### Given exercise
Hand back each line, unchanged, from the top down to the line where "plt.rcParams['font.family'] = ['Noto" sits.

--- begin ---

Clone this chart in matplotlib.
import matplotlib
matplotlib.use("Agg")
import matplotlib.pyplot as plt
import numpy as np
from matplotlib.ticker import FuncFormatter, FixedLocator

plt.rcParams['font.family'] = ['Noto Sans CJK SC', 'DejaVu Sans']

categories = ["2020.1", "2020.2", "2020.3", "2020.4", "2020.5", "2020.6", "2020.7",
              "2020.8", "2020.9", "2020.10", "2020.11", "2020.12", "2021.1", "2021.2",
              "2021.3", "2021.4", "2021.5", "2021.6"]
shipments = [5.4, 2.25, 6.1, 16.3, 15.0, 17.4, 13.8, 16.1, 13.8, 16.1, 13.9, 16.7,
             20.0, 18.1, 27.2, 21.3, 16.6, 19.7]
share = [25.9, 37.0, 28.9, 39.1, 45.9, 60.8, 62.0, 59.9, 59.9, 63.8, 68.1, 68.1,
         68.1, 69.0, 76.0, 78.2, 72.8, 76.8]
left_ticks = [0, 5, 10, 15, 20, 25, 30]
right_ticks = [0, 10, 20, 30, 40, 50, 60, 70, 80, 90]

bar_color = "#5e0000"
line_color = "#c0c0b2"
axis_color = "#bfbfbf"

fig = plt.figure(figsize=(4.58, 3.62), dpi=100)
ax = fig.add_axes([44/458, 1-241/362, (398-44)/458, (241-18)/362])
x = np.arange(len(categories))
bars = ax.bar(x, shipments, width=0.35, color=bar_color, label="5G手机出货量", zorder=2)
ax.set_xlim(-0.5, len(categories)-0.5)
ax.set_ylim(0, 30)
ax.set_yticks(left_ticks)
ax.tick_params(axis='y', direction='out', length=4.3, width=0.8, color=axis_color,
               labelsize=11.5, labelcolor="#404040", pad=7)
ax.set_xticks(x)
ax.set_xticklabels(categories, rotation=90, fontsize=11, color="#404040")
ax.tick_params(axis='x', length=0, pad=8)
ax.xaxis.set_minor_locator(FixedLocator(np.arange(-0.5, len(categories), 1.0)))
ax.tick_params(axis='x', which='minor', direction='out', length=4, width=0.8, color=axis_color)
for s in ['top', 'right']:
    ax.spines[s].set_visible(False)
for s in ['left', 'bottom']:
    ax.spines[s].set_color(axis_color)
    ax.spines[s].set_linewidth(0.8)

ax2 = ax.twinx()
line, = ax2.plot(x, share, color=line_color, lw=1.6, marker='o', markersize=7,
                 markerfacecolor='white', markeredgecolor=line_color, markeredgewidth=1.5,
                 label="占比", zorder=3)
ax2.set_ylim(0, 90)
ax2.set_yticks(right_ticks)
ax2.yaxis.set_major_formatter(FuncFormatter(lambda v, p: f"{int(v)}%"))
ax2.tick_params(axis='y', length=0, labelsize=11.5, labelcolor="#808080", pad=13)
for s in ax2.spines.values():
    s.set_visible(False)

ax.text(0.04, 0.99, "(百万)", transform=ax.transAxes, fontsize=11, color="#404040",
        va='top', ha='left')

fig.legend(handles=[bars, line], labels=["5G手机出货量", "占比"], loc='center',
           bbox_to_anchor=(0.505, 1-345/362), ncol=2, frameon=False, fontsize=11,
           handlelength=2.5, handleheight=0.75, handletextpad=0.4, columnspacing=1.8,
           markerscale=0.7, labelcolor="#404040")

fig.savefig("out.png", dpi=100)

--- end ---

### The output
Clone this chart in matplotlib.
import matplotlib
matplotlib.use("Agg")
import matplotlib.pyplot as plt
import numpy as np
from matplotlib.ticker import FuncFormatter, FixedLocator

plt.rcParams['font.family'] = ['Noto Sans CJK SC', 'DejaVu Sans']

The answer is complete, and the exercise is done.